What you will do:
Please retype the data in full and exactly; the pictures are not part of the copy.

********

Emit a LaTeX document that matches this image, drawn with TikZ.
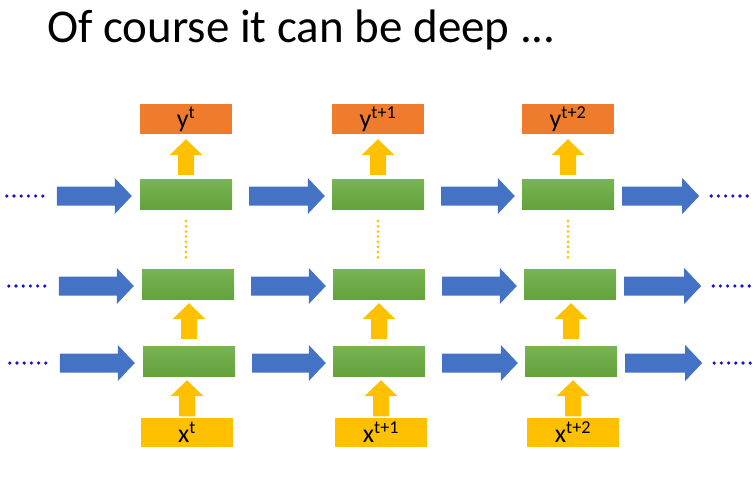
\documentclass[tikz,border=0pt]{standalone}
\usepackage{fontspec}
\setmainfont{Carlito}
\usetikzlibrary{calc}
\definecolor{ablue}{HTML}{4472C4}
\definecolor{aorange}{HTML}{EF7B2C}
\definecolor{ayellow}{HTML}{FFC000}
\definecolor{agreenT}{HTML}{78B453}
\definecolor{agreenB}{HTML}{64A23C}
\definecolor{adots}{HTML}{1515CC}
\begin{document}
\begin{tikzpicture}[x=1pt,y=-1pt,
  box/.style={minimum width=92pt, minimum height=30pt, inner sep=0pt, font=\fontsize{26}{26}\selectfont},
  ybox/.style={box, fill=aorange},
  gbox/.style={box, top color=agreenT, bottom color=agreenB},
  xbox/.style={box, fill=ayellow, minimum height=29pt},
  harrow/.style={fill=ablue, to path={let \p1=(\tikztostart), \p2=(\tikztotarget) in
     (\x1,\y1-9.5pt) -- (\x2-17pt,\y1-9.5pt) -- (\x2-17pt,\y1-18pt) -- (\x2,\y1)
     -- (\x2-17pt,\y1+18pt) -- (\x2-17pt,\y1+9.5pt) -- (\x1,\y1+9.5pt) -- cycle}},
  varrow/.style={fill=ayellow, to path={let \p1=(\tikztostart), \p2=(\tikztotarget) in
     (\x1-8pt,\y1) -- (\x1-8pt,\y2-16pt) -- (\x1-16.5pt,\y2-16pt) -- (\x1,\y2)
     -- (\x1+16.5pt,\y2-16pt) -- (\x1+8pt,\y2-16pt) -- (\x1+8pt,\y1) -- cycle}},
  hdot/.style={fill=adots},
  vdot/.style={fill=ayellow},
]
\useasboundingbox (0,0) rectangle (756,480);
\node[anchor=base west, inner sep=0pt, font=\fontsize{47}{47}\selectfont] (title) at (47,42) {Of course it can be deep ...};
% output boxes
\node[ybox] (y1) at (186,119) {y\textsuperscript{t}};
\node[ybox] (y2) at (378,119) {y\textsuperscript{t+1}};
\node[ybox] (y3) at (568,119) {y\textsuperscript{t+2}};
% green cells
\node[gbox] (g11) at (186,194) {};
\node[gbox] (g12) at (378,194) {};
\node[gbox] (g13) at (568,194) {};
\node[gbox] (g21) at (188,284) {};
\node[gbox] (g22) at (379,284) {};
\node[gbox] (g23) at (570,284) {};
\node[gbox] (g31) at (189,361) {};
\node[gbox] (g32) at (379,361) {};
\node[gbox] (g33) at (571,361) {};
% input boxes
\node[xbox] (x1) at (187,432) {x\textsuperscript{t}};
\node[xbox] (x2) at (381,432) {x\textsuperscript{t+1}};
\node[xbox] (x3) at (573,432) {x\textsuperscript{t+2}};
% vertical arrows
\foreach \c in {1,2,3}{
  \path[varrow] ($(g1\c.north)+(0,4pt)$) to ($(y\c.south)+(0,-5pt)$);
  \path[varrow] ($(g3\c.north)+(0,7pt)$) to ($(g2\c.south)+(0,-4pt)$);
  \path[varrow] ($(x\c.north)+(0,1pt)$) to ($(g3\c.south)+(0,-4pt)$);
  \foreach \k in {0,...,7}{
    \fill[vdot] ($(g1\c.south)+(0,-12pt-\k*5.15pt)$) circle[radius=1.5pt];
  }
}
% horizontal arrows and dots
\foreach \r in {1,2,3}{
  \coordinate (l\r) at ($(g\r1.west)+(-83pt,-2pt)$);
  \path[harrow] (l\r) to ($(g\r1.west)+(-8pt,-2pt)$);
  \path[harrow] ($(g\r1.east)+(17pt,-2pt)$) to ($(g\r2.west)+(-7pt,-2pt)$);
  \path[harrow] ($(g\r2.east)+(17pt,-2pt)$) to ($(g\r3.west)+(-7pt,-2pt)$);
  \coordinate (r\r) at ($(g\r3.east)+(85pt,-2pt)$);
  \path[harrow] ($(g\r3.east)+(8pt,-2pt)$) to (r\r);
  \foreach \k in {0,...,5}{
    \fill[hdot] ($(l\r)+(-50pt+\k*7.2pt,0)$) circle[radius=1.8pt];
    \fill[hdot] ($(r\r)+(12pt+\k*7.2pt,0)$) circle[radius=1.8pt];
  }
}
\end{tikzpicture}
\end{document}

********

Output for this task:
Emit a LaTeX document that matches this image, drawn with TikZ.
\documentclass[tikz,border=0pt]{standalone}
\usepackage{fontspec}
\setmainfont{Carlito}
\usetikzlibrary{calc}
\definecolor{ablue}{HTML}{4472C4}
\definecolor{aorange}{HTML}{EF7B2C}
\definecolor{ayellow}{HTML}{FFC000}
\definecolor{agreenT}{HTML}{78B453}
\definecolor{agreenB}{HTML}{64A23C}
\definecolor{adots}{HTML}{1515CC}
\begin{document}
\begin{tikzpicture}[x=1pt,y=-1pt,
  box/.style={minimum width=92pt, minimum height=30pt, inner sep=0pt, font=\fontsize{26}{26}\selectfont},
  ybox/.style={box, fill=aorange},
  gbox/.style={box, top color=agreenT, bottom color=agreenB},
  xbox/.style={box, fill=ayellow, minimum height=29pt},
  harrow/.style={fill=ablue, to path={let \p1=(\tikztostart), \p2=(\tikztotarget) in
     (\x1,\y1-9.5pt) -- (\x2-17pt,\y1-9.5pt) -- (\x2-17pt,\y1-18pt) -- (\x2,\y1)
     -- (\x2-17pt,\y1+18pt) -- (\x2-17pt,\y1+9.5pt) -- (\x1,\y1+9.5pt) -- cycle}},
  varrow/.style={fill=ayellow, to path={let \p1=(\tikztostart), \p2=(\tikztotarget) in
     (\x1-8pt,\y1) -- (\x1-8pt,\y2-16pt) -- (\x1-16.5pt,\y2-16pt) -- (\x1,\y2)
     -- (\x1+16.5pt,\y2-16pt) -- (\x1+8pt,\y2-16pt) -- (\x1+8pt,\y1) -- cycle}},
  hdot/.style={fill=adots},
  vdot/.style={fill=ayellow},
]
\useasboundingbox (0,0) rectangle (756,480);
\node[anchor=base west, inner sep=0pt, font=\fontsize{47}{47}\selectfont] (title) at (47,42) {Of course it can be deep ...};
% output boxes
\node[ybox] (y1) at (186,119) {y\textsuperscript{t}};
\node[ybox] (y2) at (378,119) {y\textsuperscript{t+1}};
\node[ybox] (y3) at (568,119) {y\textsuperscript{t+2}};
% green cells
\node[gbox] (g11) at (186,194) {};
\node[gbox] (g12) at (378,194) {};
\node[gbox] (g13) at (568,194) {};
\node[gbox] (g21) at (188,284) {};
\node[gbox] (g22) at (379,284) {};
\node[gbox] (g23) at (570,284) {};
\node[gbox] (g31) at (189,361) {};
\node[gbox] (g32) at (379,361) {};
\node[gbox] (g33) at (571,361) {};
% input boxes
\node[xbox] (x1) at (187,432) {x\textsuperscript{t}};
\node[xbox] (x2) at (381,432) {x\textsuperscript{t+1}};
\node[xbox] (x3) at (573,432) {x\textsuperscript{t+2}};
% vertical arrows
\foreach \c in {1,2,3}{
  \path[varrow] ($(g1\c.north)+(0,4pt)$) to ($(y\c.south)+(0,-5pt)$);
  \path[varrow] ($(g3\c.north)+(0,7pt)$) to ($(g2\c.south)+(0,-4pt)$);
  \path[varrow] ($(x\c.north)+(0,1pt)$) to ($(g3\c.south)+(0,-4pt)$);
  \foreach \k in {0,...,7}{
    \fill[vdot] ($(g1\c.south)+(0,-12pt-\k*5.15pt)$) circle[radius=1.5pt];
  }
}
% horizontal arrows and dots
\foreach \r in {1,2,3}{
  \coordinate (l\r) at ($(g\r1.west)+(-83pt,-2pt)$);
  \path[harrow] (l\r) to ($(g\r1.west)+(-8pt,-2pt)$);
  \path[harrow] ($(g\r1.east)+(17pt,-2pt)$) to ($(g\r2.west)+(-7pt,-2pt)$);
  \path[harrow] ($(g\r2.east)+(17pt,-2pt)$) to ($(g\r3.west)+(-7pt,-2pt)$);
  \coordinate (r\r) at ($(g\r3.east)+(85pt,-2pt)$);
  \path[harrow] ($(g\r3.east)+(8pt,-2pt)$) to (r\r);
  \foreach \k in {0,...,5}{
    \fill[hdot] ($(l\r)+(-50pt+\k*7.2pt,0)$) circle[radius=1.8pt];
    \fill[hdot] ($(r\r)+(12pt+\k*7.2pt,0)$) circle[radius=1.8pt];
  }
}
\end{tikzpicture}
\end{document}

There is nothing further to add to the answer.